Gather all lines from the material that contain "this".

[Records with drawing code]
------------------------------------------------------------------------

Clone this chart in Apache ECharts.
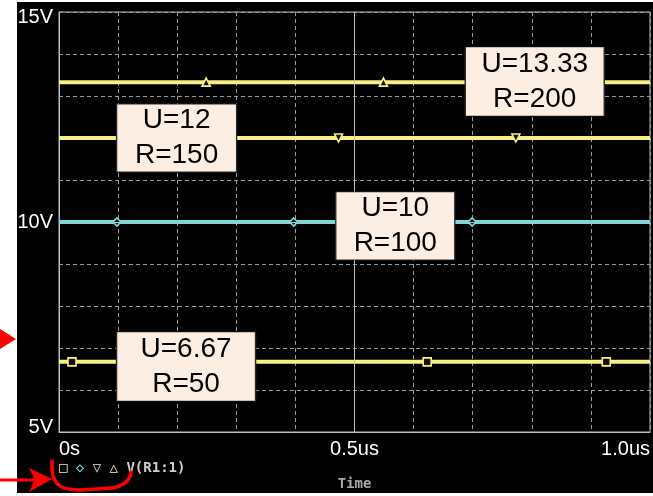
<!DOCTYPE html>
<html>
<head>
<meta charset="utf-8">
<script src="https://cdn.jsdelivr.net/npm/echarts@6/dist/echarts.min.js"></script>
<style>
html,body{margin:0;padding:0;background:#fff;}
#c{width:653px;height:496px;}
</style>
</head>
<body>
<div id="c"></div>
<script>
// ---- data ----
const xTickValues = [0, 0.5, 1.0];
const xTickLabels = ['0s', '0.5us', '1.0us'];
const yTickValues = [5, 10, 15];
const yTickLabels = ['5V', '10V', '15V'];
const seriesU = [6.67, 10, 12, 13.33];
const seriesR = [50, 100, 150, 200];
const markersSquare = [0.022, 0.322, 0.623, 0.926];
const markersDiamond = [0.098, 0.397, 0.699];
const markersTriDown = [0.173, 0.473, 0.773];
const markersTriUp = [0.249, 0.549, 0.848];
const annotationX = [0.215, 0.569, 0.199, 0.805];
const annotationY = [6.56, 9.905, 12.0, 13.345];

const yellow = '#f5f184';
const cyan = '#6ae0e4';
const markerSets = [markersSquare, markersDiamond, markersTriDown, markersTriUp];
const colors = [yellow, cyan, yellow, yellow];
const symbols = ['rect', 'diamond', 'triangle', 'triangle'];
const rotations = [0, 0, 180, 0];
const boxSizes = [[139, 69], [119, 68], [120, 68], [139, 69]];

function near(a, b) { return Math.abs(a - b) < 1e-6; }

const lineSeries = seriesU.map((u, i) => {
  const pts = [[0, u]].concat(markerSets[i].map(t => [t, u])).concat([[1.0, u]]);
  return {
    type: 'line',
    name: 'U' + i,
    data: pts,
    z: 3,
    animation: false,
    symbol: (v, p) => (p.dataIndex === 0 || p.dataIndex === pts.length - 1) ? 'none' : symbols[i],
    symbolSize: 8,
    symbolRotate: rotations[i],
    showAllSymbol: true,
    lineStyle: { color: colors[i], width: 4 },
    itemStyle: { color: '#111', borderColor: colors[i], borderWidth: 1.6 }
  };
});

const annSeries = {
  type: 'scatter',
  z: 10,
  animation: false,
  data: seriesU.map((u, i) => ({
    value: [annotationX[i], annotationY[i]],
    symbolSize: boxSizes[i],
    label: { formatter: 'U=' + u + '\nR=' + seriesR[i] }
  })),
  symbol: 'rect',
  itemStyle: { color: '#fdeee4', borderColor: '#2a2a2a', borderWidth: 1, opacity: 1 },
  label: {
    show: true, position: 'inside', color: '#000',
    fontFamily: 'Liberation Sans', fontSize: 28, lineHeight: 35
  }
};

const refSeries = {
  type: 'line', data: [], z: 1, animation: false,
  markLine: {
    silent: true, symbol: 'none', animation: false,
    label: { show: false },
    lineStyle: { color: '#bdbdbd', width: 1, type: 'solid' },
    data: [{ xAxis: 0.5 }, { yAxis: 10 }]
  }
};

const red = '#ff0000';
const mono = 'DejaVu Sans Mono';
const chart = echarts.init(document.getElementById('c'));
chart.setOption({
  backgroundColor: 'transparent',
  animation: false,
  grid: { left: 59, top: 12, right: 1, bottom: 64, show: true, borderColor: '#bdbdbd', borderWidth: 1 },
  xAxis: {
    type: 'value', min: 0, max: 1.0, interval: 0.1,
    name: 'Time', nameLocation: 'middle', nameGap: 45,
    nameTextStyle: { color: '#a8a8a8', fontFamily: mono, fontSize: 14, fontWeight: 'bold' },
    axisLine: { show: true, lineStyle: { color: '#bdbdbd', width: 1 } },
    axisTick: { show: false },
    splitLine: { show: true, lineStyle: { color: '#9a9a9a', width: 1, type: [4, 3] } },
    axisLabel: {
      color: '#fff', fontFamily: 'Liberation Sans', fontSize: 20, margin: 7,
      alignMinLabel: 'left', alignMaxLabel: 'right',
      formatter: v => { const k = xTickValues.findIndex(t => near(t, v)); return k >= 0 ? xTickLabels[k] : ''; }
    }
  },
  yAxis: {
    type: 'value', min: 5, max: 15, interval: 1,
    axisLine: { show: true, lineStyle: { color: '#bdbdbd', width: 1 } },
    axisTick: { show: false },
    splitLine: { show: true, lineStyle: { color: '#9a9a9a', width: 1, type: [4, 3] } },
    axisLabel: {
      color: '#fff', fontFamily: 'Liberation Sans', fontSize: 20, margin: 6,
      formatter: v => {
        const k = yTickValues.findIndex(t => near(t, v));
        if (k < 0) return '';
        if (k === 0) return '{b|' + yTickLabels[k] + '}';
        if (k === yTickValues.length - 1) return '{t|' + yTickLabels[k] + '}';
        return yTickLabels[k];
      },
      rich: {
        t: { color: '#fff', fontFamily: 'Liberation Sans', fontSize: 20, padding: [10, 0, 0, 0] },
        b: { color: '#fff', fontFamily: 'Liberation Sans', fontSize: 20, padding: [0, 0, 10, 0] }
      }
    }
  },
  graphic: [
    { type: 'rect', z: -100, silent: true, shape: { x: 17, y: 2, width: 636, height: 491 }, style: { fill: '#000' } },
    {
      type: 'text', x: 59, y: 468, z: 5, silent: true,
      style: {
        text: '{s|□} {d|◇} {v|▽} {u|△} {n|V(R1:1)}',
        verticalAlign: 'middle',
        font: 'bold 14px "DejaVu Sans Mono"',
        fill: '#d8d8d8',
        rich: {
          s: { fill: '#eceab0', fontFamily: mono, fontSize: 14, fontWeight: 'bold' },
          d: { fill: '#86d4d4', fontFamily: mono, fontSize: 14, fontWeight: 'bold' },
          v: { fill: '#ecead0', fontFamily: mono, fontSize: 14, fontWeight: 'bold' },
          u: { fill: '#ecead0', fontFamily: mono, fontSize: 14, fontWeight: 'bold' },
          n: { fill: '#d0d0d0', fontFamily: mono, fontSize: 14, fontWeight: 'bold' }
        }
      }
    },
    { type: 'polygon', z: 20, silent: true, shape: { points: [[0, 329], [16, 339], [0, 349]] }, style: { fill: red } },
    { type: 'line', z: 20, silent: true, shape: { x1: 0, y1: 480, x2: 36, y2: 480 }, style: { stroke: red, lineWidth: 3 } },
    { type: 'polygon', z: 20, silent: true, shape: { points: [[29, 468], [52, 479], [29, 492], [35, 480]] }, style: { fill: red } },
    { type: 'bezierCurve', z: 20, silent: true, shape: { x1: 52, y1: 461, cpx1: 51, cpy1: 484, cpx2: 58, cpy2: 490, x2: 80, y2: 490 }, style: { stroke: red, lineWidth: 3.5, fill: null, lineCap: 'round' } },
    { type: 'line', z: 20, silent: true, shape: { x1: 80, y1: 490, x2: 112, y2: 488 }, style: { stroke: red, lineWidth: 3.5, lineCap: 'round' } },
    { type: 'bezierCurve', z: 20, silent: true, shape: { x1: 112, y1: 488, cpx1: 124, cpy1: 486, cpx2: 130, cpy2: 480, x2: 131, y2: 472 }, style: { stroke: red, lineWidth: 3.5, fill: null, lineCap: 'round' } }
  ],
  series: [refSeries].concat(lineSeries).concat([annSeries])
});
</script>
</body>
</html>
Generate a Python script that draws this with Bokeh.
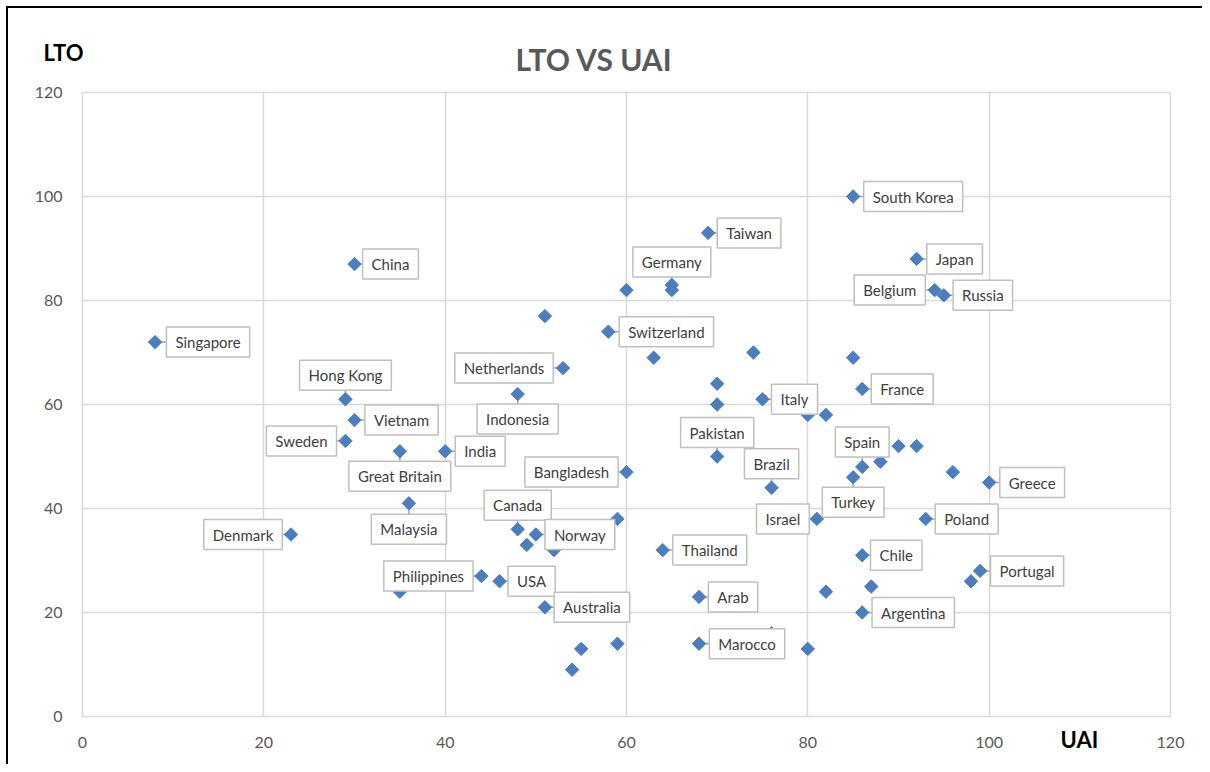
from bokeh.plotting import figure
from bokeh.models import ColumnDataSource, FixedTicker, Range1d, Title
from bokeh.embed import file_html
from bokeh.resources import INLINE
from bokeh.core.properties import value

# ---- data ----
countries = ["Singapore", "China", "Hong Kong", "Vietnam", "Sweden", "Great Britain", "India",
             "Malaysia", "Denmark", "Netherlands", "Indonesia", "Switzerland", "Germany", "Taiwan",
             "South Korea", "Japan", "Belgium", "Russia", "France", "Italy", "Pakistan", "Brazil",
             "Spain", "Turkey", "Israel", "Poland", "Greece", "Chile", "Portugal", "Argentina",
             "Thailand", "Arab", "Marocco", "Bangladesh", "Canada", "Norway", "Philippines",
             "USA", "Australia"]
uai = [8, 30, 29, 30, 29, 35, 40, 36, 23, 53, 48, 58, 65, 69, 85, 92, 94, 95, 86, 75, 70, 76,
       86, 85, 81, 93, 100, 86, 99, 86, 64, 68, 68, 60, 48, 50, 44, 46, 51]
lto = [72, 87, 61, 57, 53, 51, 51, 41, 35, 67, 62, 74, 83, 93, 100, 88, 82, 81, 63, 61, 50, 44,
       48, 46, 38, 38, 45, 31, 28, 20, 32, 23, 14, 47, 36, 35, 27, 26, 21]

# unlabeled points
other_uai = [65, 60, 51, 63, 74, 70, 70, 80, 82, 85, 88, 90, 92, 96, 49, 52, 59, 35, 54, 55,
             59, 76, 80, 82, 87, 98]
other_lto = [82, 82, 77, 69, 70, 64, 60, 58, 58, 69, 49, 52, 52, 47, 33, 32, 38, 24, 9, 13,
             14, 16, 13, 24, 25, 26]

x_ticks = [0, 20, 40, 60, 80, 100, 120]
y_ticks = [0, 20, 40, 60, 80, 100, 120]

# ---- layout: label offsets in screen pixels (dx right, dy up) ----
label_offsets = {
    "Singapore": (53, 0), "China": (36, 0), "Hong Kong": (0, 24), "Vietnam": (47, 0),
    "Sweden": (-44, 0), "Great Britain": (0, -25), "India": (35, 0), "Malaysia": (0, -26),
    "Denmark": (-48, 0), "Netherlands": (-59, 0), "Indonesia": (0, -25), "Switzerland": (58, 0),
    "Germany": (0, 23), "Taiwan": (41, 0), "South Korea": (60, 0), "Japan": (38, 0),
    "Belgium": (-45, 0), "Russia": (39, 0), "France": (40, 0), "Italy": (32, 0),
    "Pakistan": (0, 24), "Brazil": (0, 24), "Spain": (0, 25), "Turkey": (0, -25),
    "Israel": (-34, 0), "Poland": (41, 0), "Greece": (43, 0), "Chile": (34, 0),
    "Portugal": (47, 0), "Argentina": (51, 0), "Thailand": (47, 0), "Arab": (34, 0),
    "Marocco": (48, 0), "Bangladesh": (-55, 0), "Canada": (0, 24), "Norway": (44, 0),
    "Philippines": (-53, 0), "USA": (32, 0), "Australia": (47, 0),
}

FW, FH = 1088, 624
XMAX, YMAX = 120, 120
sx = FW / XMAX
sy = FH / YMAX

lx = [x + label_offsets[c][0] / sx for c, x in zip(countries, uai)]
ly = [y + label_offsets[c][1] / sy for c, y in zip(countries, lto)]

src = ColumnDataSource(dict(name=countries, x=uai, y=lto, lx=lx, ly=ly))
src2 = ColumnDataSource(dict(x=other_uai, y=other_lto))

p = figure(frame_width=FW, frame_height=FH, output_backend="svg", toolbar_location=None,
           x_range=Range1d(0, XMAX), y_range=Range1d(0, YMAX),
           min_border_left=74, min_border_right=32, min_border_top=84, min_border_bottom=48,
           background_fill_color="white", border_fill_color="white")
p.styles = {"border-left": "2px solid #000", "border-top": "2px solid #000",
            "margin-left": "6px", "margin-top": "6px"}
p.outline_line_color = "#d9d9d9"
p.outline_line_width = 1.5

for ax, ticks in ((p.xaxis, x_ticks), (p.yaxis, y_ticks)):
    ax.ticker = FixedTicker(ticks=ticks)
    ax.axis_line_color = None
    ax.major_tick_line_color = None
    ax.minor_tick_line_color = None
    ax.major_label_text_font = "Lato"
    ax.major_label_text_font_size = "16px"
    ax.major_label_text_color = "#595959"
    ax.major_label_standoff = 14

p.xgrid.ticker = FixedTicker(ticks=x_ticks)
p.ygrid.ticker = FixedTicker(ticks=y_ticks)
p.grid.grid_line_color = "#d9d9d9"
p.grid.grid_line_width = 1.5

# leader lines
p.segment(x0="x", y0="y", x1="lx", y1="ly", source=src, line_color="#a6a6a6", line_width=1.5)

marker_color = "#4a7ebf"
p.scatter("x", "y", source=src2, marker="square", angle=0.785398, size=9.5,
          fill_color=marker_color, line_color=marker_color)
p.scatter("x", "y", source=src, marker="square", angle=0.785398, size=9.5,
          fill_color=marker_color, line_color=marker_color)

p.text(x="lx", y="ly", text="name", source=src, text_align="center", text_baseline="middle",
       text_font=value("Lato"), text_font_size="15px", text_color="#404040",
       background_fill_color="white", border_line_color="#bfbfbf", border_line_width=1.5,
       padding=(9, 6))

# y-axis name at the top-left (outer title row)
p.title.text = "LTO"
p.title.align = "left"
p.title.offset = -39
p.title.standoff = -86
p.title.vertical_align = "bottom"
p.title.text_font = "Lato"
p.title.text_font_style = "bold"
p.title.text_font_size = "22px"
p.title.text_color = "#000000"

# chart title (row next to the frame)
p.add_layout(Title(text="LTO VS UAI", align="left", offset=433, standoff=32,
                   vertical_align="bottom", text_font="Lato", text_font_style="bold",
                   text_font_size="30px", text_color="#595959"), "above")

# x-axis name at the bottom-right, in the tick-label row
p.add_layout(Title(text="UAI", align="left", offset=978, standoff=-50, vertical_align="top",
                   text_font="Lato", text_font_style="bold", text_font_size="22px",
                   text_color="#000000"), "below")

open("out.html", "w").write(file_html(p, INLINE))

------------------------------------------------------------------------

**Full answer**:
Clone this chart in Apache ECharts.
Generate a Python script that draws this with Bokeh.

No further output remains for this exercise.